__Objective__. Please copy every line of the records below that holds the word "Clone".

Entries with chart source code
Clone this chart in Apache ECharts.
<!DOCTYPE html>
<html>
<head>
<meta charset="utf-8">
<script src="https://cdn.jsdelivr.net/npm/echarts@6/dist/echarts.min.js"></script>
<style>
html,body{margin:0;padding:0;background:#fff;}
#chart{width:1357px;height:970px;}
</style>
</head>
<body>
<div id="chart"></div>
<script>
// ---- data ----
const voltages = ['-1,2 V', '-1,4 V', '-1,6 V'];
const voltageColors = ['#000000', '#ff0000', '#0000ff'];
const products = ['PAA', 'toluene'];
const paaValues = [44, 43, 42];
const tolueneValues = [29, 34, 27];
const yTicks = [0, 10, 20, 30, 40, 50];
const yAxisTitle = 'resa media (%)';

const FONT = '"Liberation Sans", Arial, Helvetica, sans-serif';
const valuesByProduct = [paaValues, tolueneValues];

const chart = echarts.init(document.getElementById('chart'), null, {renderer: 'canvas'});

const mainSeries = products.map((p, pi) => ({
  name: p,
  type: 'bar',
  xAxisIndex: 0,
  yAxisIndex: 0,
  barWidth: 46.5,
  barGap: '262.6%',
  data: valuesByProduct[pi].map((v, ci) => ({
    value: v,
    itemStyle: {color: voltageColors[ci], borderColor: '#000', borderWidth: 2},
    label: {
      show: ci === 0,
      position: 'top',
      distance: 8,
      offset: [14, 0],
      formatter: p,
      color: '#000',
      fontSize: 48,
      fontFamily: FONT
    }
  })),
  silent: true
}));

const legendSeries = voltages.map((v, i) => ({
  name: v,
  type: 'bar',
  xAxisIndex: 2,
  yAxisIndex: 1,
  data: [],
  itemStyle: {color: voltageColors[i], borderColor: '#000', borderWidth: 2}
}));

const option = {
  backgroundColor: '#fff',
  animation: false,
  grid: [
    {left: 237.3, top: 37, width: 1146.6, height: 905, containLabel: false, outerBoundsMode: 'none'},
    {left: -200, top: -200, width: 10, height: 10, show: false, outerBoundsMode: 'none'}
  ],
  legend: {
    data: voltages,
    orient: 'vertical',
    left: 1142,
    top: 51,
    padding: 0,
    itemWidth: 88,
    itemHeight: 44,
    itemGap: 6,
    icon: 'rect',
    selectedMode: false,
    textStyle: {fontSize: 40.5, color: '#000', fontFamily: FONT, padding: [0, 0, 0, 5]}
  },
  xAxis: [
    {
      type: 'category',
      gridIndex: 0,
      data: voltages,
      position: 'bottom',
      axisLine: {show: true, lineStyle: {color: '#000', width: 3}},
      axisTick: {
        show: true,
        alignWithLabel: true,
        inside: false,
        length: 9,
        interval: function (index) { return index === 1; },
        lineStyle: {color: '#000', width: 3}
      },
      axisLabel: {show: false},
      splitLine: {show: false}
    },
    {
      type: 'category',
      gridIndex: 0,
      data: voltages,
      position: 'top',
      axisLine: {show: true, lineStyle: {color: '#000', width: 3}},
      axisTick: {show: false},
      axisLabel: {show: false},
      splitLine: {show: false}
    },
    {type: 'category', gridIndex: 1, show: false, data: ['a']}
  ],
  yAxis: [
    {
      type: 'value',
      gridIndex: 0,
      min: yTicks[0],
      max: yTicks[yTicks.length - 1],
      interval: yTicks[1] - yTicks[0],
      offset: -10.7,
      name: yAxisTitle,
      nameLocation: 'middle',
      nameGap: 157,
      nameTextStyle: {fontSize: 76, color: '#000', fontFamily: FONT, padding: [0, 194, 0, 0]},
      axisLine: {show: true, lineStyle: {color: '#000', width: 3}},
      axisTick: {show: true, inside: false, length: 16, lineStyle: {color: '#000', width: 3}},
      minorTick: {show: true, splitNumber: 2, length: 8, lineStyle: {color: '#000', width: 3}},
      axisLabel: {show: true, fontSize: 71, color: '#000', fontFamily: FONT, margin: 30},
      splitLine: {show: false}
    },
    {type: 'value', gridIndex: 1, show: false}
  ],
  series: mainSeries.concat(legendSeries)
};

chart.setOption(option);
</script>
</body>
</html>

---

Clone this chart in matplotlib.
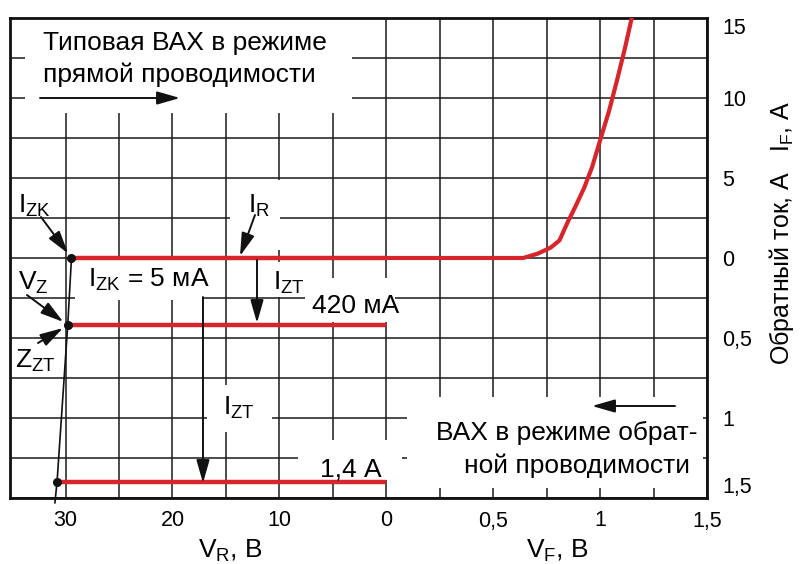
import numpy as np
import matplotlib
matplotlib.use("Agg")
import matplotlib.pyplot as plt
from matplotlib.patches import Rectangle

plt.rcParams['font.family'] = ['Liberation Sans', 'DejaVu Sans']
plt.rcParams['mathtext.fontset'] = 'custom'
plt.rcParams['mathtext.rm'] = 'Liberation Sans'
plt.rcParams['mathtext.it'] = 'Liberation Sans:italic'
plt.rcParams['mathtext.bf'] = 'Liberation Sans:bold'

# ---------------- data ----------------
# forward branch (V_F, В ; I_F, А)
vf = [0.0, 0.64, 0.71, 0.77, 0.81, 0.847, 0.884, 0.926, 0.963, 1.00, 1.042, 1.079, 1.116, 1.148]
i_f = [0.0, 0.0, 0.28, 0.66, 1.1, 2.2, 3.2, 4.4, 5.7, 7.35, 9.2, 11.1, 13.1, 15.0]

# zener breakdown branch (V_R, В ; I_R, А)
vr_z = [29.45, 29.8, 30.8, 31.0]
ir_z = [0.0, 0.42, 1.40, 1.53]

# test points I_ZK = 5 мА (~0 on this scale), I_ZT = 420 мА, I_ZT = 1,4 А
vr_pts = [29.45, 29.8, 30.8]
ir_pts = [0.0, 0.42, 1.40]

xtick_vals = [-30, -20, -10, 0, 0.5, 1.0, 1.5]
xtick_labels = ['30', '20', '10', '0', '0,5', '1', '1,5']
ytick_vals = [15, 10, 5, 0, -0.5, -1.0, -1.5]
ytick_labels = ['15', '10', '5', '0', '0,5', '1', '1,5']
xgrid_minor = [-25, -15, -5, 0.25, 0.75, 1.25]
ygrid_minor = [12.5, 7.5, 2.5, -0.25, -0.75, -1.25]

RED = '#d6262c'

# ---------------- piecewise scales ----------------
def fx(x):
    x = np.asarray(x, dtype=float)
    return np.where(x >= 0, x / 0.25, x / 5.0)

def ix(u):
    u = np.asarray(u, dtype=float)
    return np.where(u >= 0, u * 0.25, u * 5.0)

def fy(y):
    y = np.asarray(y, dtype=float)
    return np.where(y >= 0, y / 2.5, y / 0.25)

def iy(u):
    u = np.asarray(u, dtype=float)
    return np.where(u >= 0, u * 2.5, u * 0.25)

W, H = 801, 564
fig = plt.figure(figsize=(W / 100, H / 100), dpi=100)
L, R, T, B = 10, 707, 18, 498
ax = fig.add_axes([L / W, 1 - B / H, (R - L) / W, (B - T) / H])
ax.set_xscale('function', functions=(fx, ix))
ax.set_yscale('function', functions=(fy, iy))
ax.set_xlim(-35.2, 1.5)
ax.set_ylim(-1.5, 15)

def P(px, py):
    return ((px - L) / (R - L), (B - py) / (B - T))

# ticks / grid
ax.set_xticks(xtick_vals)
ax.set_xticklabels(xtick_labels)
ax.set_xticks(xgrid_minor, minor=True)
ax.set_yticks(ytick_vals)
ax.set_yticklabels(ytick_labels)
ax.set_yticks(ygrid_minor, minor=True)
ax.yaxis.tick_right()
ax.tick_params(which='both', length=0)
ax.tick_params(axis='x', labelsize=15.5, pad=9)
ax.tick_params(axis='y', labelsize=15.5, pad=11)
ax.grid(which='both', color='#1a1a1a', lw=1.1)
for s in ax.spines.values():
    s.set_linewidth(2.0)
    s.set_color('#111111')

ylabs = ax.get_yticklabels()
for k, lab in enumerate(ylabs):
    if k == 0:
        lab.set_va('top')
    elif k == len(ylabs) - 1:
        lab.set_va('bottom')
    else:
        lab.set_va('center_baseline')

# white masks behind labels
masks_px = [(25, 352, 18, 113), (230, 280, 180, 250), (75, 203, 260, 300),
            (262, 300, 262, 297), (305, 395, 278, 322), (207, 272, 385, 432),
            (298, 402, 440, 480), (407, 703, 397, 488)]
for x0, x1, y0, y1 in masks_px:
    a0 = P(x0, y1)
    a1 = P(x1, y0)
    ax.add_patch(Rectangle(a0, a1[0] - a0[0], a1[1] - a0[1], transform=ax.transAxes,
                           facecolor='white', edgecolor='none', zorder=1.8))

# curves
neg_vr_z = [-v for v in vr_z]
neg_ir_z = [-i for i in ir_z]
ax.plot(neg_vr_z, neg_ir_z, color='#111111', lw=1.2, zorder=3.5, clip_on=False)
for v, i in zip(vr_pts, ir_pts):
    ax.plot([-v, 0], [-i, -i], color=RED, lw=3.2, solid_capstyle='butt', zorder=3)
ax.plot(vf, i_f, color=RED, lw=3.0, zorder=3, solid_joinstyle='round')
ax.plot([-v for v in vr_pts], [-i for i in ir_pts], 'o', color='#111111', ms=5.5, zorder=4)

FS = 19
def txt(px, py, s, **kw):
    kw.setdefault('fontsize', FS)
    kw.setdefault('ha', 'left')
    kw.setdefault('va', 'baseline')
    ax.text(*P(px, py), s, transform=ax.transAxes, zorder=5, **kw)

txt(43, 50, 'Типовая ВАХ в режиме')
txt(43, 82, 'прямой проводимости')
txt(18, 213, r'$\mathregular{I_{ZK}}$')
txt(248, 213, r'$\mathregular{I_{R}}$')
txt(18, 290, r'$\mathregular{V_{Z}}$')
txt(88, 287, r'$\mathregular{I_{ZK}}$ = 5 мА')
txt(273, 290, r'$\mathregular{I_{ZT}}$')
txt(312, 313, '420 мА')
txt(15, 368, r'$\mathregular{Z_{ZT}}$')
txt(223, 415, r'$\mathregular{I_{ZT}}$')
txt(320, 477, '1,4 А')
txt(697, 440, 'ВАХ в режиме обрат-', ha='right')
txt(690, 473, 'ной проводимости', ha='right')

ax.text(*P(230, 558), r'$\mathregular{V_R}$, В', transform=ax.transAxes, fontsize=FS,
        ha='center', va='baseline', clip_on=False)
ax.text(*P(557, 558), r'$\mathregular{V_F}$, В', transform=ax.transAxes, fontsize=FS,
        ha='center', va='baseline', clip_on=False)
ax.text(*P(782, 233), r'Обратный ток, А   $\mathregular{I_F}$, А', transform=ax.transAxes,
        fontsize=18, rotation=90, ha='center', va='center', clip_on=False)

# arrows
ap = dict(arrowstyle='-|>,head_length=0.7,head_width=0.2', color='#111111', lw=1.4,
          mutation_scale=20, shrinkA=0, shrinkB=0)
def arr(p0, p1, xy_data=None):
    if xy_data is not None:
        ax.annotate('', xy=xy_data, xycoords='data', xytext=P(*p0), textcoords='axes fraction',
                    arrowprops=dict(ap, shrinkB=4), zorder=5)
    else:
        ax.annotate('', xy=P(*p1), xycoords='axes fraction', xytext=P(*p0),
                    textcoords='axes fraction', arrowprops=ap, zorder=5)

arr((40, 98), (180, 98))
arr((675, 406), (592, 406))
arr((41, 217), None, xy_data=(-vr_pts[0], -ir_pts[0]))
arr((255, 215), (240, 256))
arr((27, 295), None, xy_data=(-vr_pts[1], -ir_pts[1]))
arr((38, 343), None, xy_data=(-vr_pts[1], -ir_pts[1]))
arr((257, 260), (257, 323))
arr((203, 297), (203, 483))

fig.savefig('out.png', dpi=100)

__Written solution__.
Clone this chart in Apache ECharts.
Clone this chart in matplotlib.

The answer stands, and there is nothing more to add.